Отсутствие в обществе достаточно развитого сословия, способного взять на себя ответственность за большое общество, за государственность, неизбежно усиливало значение бюрократии. С 1796 по 1847 год численность чиновников возросла в четыре раза, а с 1796 по 1857 год — почти в шесть раз. Государственный аппарат в первой половине XIX века рос примерно в три раза быстрее, чем население. Причина этого была в усложнении функций общества, которые в значительной степени должно было брать на себя государство. И все же удельный вес бюрократии в стране был невелик.

В Петербурге на 1 000 жителей было всего 1,1–1,3 человека администрации, тогда как в Лондоне и Париже эта величина соответственно составляла 4,1 и 4,837. Это свидетельствует о слабости якобы всесильного государства. Мировосприятие чиновника, рассматривающего общество как силу внешнюю и чужую, с неизбежностью порождало коррупцию и вместе с тем конфликт в самом медиаторе. Вся история государства есть глухая скрытая борьба правящей элиты с массой собственных чиновников.

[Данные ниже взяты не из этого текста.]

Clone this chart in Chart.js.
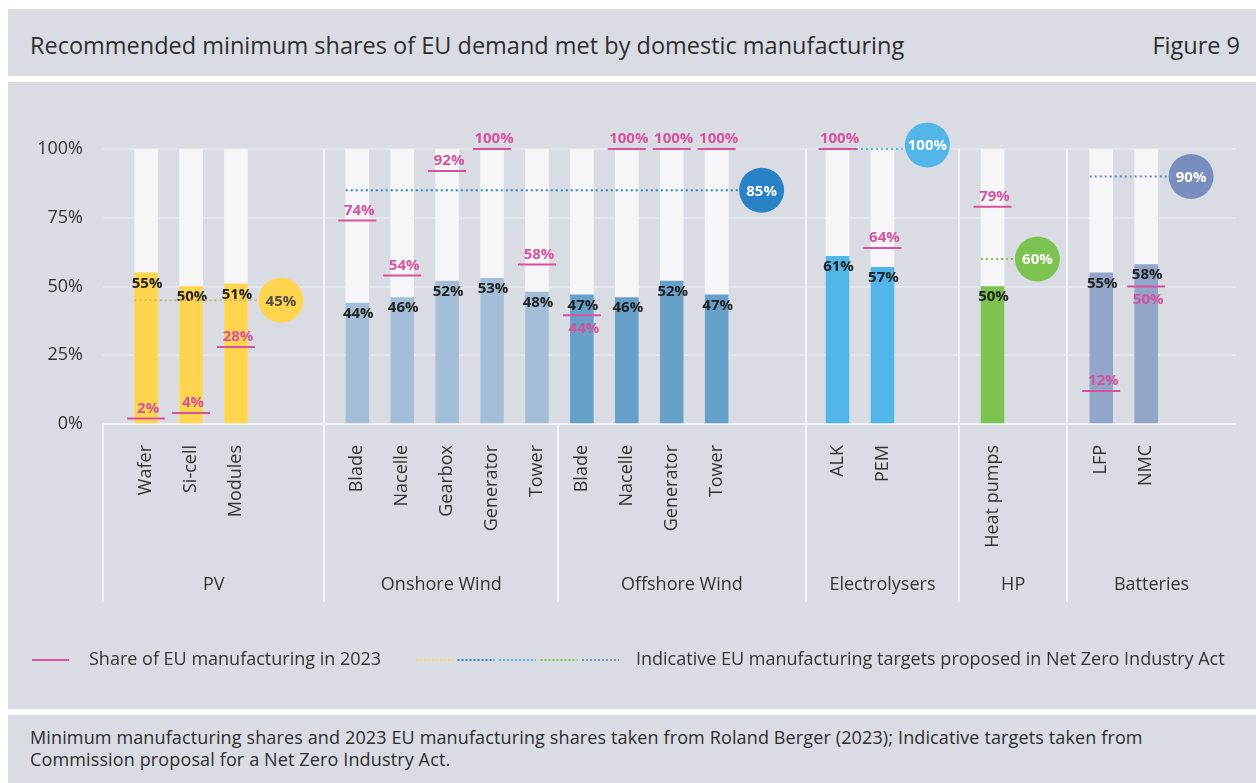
<!DOCTYPE html>
<html>
<head>
<meta charset="utf-8">
<script src="https://cdn.jsdelivr.net/npm/chart.js@4.4.1/dist/chart.umd.min.js"></script>
<style>
  body { margin: 0; background: #fff; width: 1256px; height: 783px; position: relative; overflow: hidden;
         font-family: "Open Sans", sans-serif; color: #2e2e2e; }
  .panel { position: absolute; left: 8px; width: 1248px; background: #d9dce3; }
  #head { top: 9px; height: 67px; }
  #head .t { position: absolute; left: 22px; top: 0; font-size: 23.5px; line-height: 72px; white-space: nowrap; }
  #head .f { position: absolute; right: 16px; top: 0; font-size: 23.5px; line-height: 72px; }
  #body { top: 82px; height: 627px; }
  #foot { top: 715px; height: 68px; font-size: 18px; letter-spacing: 0.13px; line-height: 21.5px;
          padding: 12px 0 0 22px; box-sizing: border-box; }
</style>
</head>
<body>
<div class="panel" id="head">
  <div class="t">Recommended minimum shares of EU demand met by domestic manufacturing</div>
  <div class="f">Figure 9</div>
</div>
<div class="panel" id="body">
  <canvas id="sharesChart" width="1248" height="627"></canvas>
</div>
<div class="panel" id="foot">Minimum manufacturing shares and 2023 EU manufacturing shares taken from Roland Berger (2023); Indicative targets taken from<br>Commission proposal for a Net Zero Industry Act.</div>
<script>
const barNames = ["Wafer", "Si-cell", "Modules", "Blade", "Nacelle", "Gearbox", "Generator", "Tower",
                  "Blade", "Nacelle", "Generator", "Tower", "ALK", "PEM", "Heat pumps", "LFP", "NMC"];
const groupNames = ["PV", "Onshore Wind", "Offshore Wind", "Electrolysers", "HP", "Batteries"];
const groupSizes = [3, 5, 4, 2, 1, 2];
const minShare = [55, 50, 51, 44, 46, 52, 53, 48, 47, 46, 52, 47, 61, 57, 50, 55, 58];
const share2023 = [2, 4, 28, 74, 54, 92, 100, 58, 44, 100, 100, 100, 100, 64, 79, 12, 50];
const targetValues = [45, 85, 100, 60, 90];
const targetGroups = [[0], [1, 2], [3], [4], [5]];
const yTicks = [0, 25, 50, 75, 100];

// layout: space before first / after last bar of each group, in bar-to-bar steps
const groupPad = [[0.96, 1.97], [0.73, 0.47], [0.53, 1.98], [0.71, 1.71], [0.74, 1.66], [0.76, 2.0]];
const barColors = ["#ffd54f", "#a3bed6", "#67a0c8", "#52b7e8", "#7dc352", "#93a5c9"];
const targetColors = ["#ffd54f", "#2a82c6", "#52b7e8", "#7dc352", "#7a8dbf"];
const targetLineColors = ["#cdb35f", "#2f88c4", "#52b7e8", "#7dc352", "#6f84bd"];
const targetTextColors = ["#4d4d4d", "#fff", "#fff", "#fff", "#fff"];
const magenta = "#d6529f";
const sepColor = "#f3f4f7";
const FONT = '"Open Sans", sans-serif';

const barX = [], barGroup = [], groupEdges = [];
let pos = 0;
groupSizes.forEach((n, g) => {
    const start = pos;
    pos += groupPad[g][0];
    for (let i = 0; i < n; i++) { barX.push(pos + i); barGroup.push(g); }
    pos += (n - 1) + groupPad[g][1];
    groupEdges.push([start, pos]);
});
const xMax = pos;
const sameTarget = g => targetGroups.some(t => t.includes(g) && t.includes(g - 1));

const overlay = {
    id: "overlay",
    beforeDatasetsDraw(chart) {
        const { ctx, chartArea: a, scales: { x } } = chart;
        ctx.save();
        ctx.strokeStyle = sepColor;
        ctx.lineWidth = 2;
        groupEdges.forEach(([s], g) => {
            const px = Math.round(x.getPixelForValue(s));
            const top = (g > 0 && !sameTarget(g)) ? a.top : a.bottom;
            ctx.beginPath();
            ctx.moveTo(px, top);
            ctx.lineTo(px, a.bottom + 178);
            ctx.stroke();
        });
        ctx.restore();
    },
    afterDatasetsDraw(chart) {
        const { ctx, chartArea: a, scales: { x, y } } = chart;
        ctx.save();
        ctx.textAlign = "center";
        ctx.textBaseline = "middle";

        // black labels: recommended minimum share
        ctx.font = "bold 15px " + FONT;
        ctx.fillStyle = "#222";
        minShare.forEach((v, i) => {
            ctx.fillText(v + "%", x.getPixelForValue(barX[i]) + 1, y.getPixelForValue(v) + 10.5);
        });

        // target dotted lines
        targetValues.forEach((v, t) => {
            const gs = targetGroups[t];
            const first = barX[barGroup.indexOf(gs[0])];
            const last = barX[barGroup.lastIndexOf(gs[gs.length - 1])];
            const py = y.getPixelForValue(v);
            ctx.strokeStyle = targetLineColors[t];
            ctx.lineWidth = 2;
            ctx.setLineDash([2, 3]);
            ctx.beginPath();
            ctx.moveTo(x.getPixelForValue(first) - 11.5, py);
            ctx.lineTo(x.getPixelForValue(last + 1), py);
            ctx.stroke();
        });
        ctx.setLineDash([]);

        // 2023 share markers
        share2023.forEach((v, i) => {
            const px = x.getPixelForValue(barX[i]);
            const below = minShare[i] - v > 0 && minShare[i] - v <= 10;
            let py = y.getPixelForValue(v);
            if (below) py = Math.max(py, y.getPixelForValue(minShare[i]) + 20.5);
            ctx.strokeStyle = magenta;
            ctx.lineWidth = 2;
            ctx.beginPath();
            ctx.moveTo(px - 19, py);
            ctx.lineTo(px + 19, py);
            ctx.stroke();
            ctx.fillStyle = magenta;
            ctx.font = "bold 15px " + FONT;
            ctx.fillText(v + "%", px + 2, below ? py + 13.5 : py - 10);
        });

        // target circles
        targetValues.forEach((v, t) => {
            const gs = targetGroups[t];
            const last = barX[barGroup.lastIndexOf(gs[gs.length - 1])];
            const cx = x.getPixelForValue(last + 1);
            const cy = y.getPixelForValue(v) - (v === 100 ? 4 : 0);
            ctx.fillStyle = targetColors[t];
            ctx.beginPath();
            ctx.arc(cx, cy, 22.5, 0, Math.PI * 2);
            ctx.fill();
            ctx.fillStyle = targetTextColors[t];
            ctx.font = "bold 15px " + FONT;
            ctx.fillText(v + "%", cx, cy + 1);
        });

        // group labels
        ctx.font = "18px " + FONT;
        ctx.fillStyle = "#333";
        groupEdges.forEach(([s, e], g) => {
            const cx = (x.getPixelForValue(s) + x.getPixelForValue(e)) / 2;
            ctx.fillText(groupNames[g], cx, a.bottom + 161);
        });

        // legend
        const ly = a.bottom + 236;
        ctx.textAlign = "left";
        ctx.strokeStyle = magenta;
        ctx.lineWidth = 2;
        ctx.beginPath();
        ctx.moveTo(24, ly);
        ctx.lineTo(61, ly);
        ctx.stroke();
        ctx.fillStyle = "#333";
        ctx.fillText("Share of EU manufacturing in 2023", 81, ly);
        ctx.setLineDash([2, 2]);
        targetColors.forEach((c, t) => {
            ctx.strokeStyle = c;
            ctx.beginPath();
            ctx.moveTo(408 + t * 41.5, ly);
            ctx.lineTo(445 + t * 41.5, ly);
            ctx.stroke();
        });
        ctx.setLineDash([]);
        ctx.fillText("Indicative EU manufacturing targets proposed in Net Zero Industry Act", 628, ly);
        ctx.restore();
    }
};

new Chart(document.getElementById("sharesChart"), {
    type: "bar",
    data: {
        datasets: [{
            label: "Recommended minimum share",
            data: barX.map((v, i) => ({ x: v, y: minShare[i] })),
            backgroundColor: barGroup.map(g => barColors[g]),
            grouped: false,
            order: 1,
            barThickness: 23
        }, {
            label: "EU demand",
            data: barX.map(v => ({ x: v, y: 100 })),
            backgroundColor: "#f6f6f8",
            grouped: false,
            order: 2,
            barThickness: 23
        }]
    },
    options: {
        responsive: false,
        animation: false,
        devicePixelRatio: 1,
        layout: { padding: { top: 67, right: 20, left: 0, bottom: 0 } },
        plugins: { legend: { display: false }, tooltip: { enabled: false } },
        scales: {
            x: {
                type: "linear",
                min: 0,
                max: xMax,
                offset: false,
                grid: { display: false, drawTicks: false },
                border: { display: false },
                afterBuildTicks: s => { s.ticks = barX.map(v => ({ value: v })); },
                afterFit: s => { s.height = 285; },
                ticks: {
                    autoSkip: false,
                    minRotation: 90,
                    maxRotation: 90,
                    padding: 21,
                    color: "#333",
                    font: { family: FONT, size: 18 },
                    callback: (v, i) => barNames[i]
                }
            },
            y: {
                min: 0,
                max: 100,
                afterBuildTicks: s => { s.ticks = yTicks.map(v => ({ value: v })); },
                afterFit: s => { s.width = 95; },
                grid: {
                    drawTicks: false,
                    lineWidth: 2,
                    color: c => (c.tick && c.tick.value === 0) ? sepColor : "#e3e6eb"
                },
                border: { display: false },
                ticks: {
                    padding: 20,
                    color: "#333",
                    font: { family: FONT, size: 18 },
                    callback: v => v + "%"
                }
            }
        }
    },
    plugins: [overlay]
});
</script>
</body>
</html>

Именно в этот период учреждения, канцелярии, палаты, конторы приобрели славу разбойничьих притонов. Взятка давно стала формой связи локального сообщества с местными властями. Подношение считалось чем–то естественным, и поэтому дача взятки официально предусматривалась в мирском приговоре, о чем делалась соответствующая запись. Взятка чиновнику по решению мира была системой, что превращало ее в ренту держателя монополии. Из сохранившейся расходной книги старосты одной из деревень владения Орловых И. Иванова (1822 год) видно, что взятки давались по самым различным поводам: при сдаче подушной подати, за выписку квитанции, сторожам, за принятие показаний в суде и т. д. Общая же их сумма составляла более шестой части официальных платежей. Складывалась специальная шкала «подарков» [38]. Чиновники не выходили в основном за рамки локальных идеалов, они не могли подняться до понимания необходимости защищать интересы всего общества, до осознания социальной роли чиновника как носителя общественного служения. Следуя локальным и, одновременно, утилитарным ценностям, они разрушали медиатор как организационную силу общества, пытаясь в каждой ее точке подчинить аппарат случайным, личным, местным целям.